The action of the governing body (Township Committee) in awarding the contract to Joseph Lafferty, the lowest responsible

[136 NJL Page 286]

bidder of those who submitted proposals in accordance with the invitations to bid, is under review. The project was to be financed by State Aid (90% grant). The township engineer and township solicitor were not present at the opening time and place for the reception of bids. At the appointed time (8 P.M.) the representative of the State Highway Commissioner arose and advised the Township Committee which had convened earlier, namely at 7:30 P.M., of the necessity to formally receive the bids. The committee immediately then did so. After those present in the room accepted the opportunity, by resolution of the committee, the invitation was closed and they proceeded to open bids for tabulation. Thereafter the prosecutor entered the room with a sealed bid which was rejected as not having been submitted in due season.

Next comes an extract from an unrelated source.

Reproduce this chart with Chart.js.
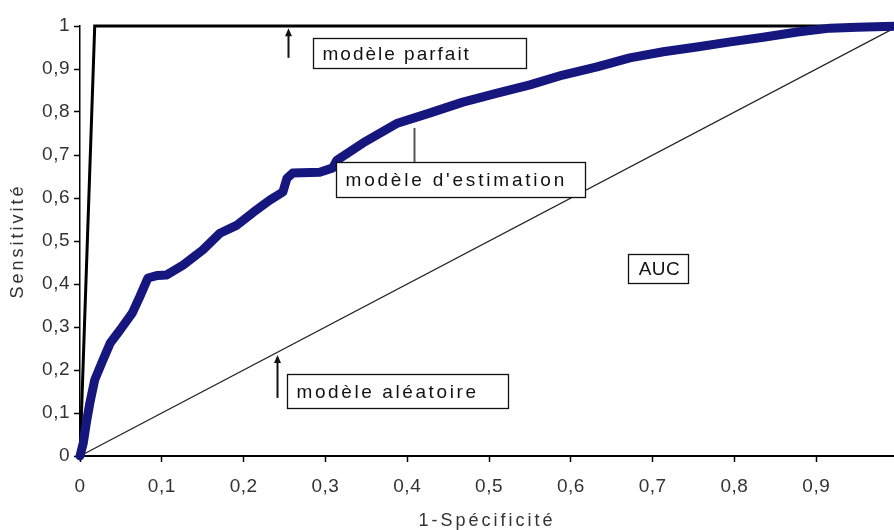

The seal was not broken nor was it inspected and he regained possession of the bid. He then sought legal advice and the original bid was delivered to his attorney and was offered in evidence. From his unsupported testimony it appears that the bid was for $9,791.80.

The award was made at the same meeting to Joseph Lafferty for $10,418.90. The resulting action was reported to the Highway Commissioner for his review and approval in accordance with the conditions of the bidding. Pending the decision, the Commissioner was restrained from acting as the result of this proceeding.

The prosecutor applied to the office of the township engineer to inspect the plans and specifications and obtained a copy of the bid form four days before the time for the receipt of bids. The form submitted to him left the hour of reception blank but the date and place was set forth. No inquiry was made by the prosecutor from any accredited authority to obtain this information. One other bidder's form obtained in the same manner had set forth in pencil the hour of 8:30 P.M. This fact was not known to the prosecutor until he arrived at the exterior of the meeting place.

The invitation for bids was properly advertised in a newspaper. The described confusion is the result of someone in the township engineer's office in not being meticulous in making and distributing true copies of the invitations to bid.

[136 NJL Page 287]

Refer to Exhibit No. D-3 Township, being copy of letter from the State Highway Commissioner suggesting that a copy of the advertised form of invitation accompanying the form of bid proposal when distribution was made to those contractors interested.

The action of the Township Committee was correct in a strict sense. R.S. 40:50-4 is found under the title "Municipalities" and the provisions of the section reads as follows:

"40:50-4. Advertisement for bids; bids; general requirements. All advertisements for bids under this chapter shall be published at least once, ten days prior to the date fixed for receiving such bids, in a newspaper circulating in the municipality. The advertisements shall designate the time and place of the meeting at which the bids shall be received. At such time and place, the governing body, or any committee having authority so to do, shall receive the bids, and immediately proceed to unseal them and publicly announce the contents in the presence of the parties bidding or their agents, if they choose to be then and there present, and shall also make proper record of the prices and terms upon the minutes of the body. No bids shall be received previous to the hour designated in the advertisement, and none shall be received thereafter." (Italics supplied.)

Comparable provision is found under the title "Administration of Criminal Justice," R.S. 2:160-6.

The prosecutor has not reason to complain because of his negligence and laches. He arrived at the exterior of the meeting place at 7:30 P.M. The diligent thing for him to have done was to have entered the meeting place and ascertain from the clerk the time for reception of bids. When all the bidders entered prior to 8 P.M., he should have done likewise. If reliance was made by the prosecutor upon an incorrect statement of another contractor as to the time of receipt of bids and doubt existed in his mind as to the time, then provident action called upon him to become accurately informed by accredited authority by immediately entering the building. The attempt of the chairman of the Township Committee to extend the unrequired courtesy of having the constable inquire outside of the meeting room for bidders was a laudable

[136 NJL Page 288]

one. However, the testimony is in doubt as to the exact time and detailed circumstances surrounding his tour in the capacity of a crier. All of which did not mislead the prosecutor but only tended to accelerate his procrastinatory conduct.

All reasons have been considered and they are without merit.

The writ is dismissed, without costs.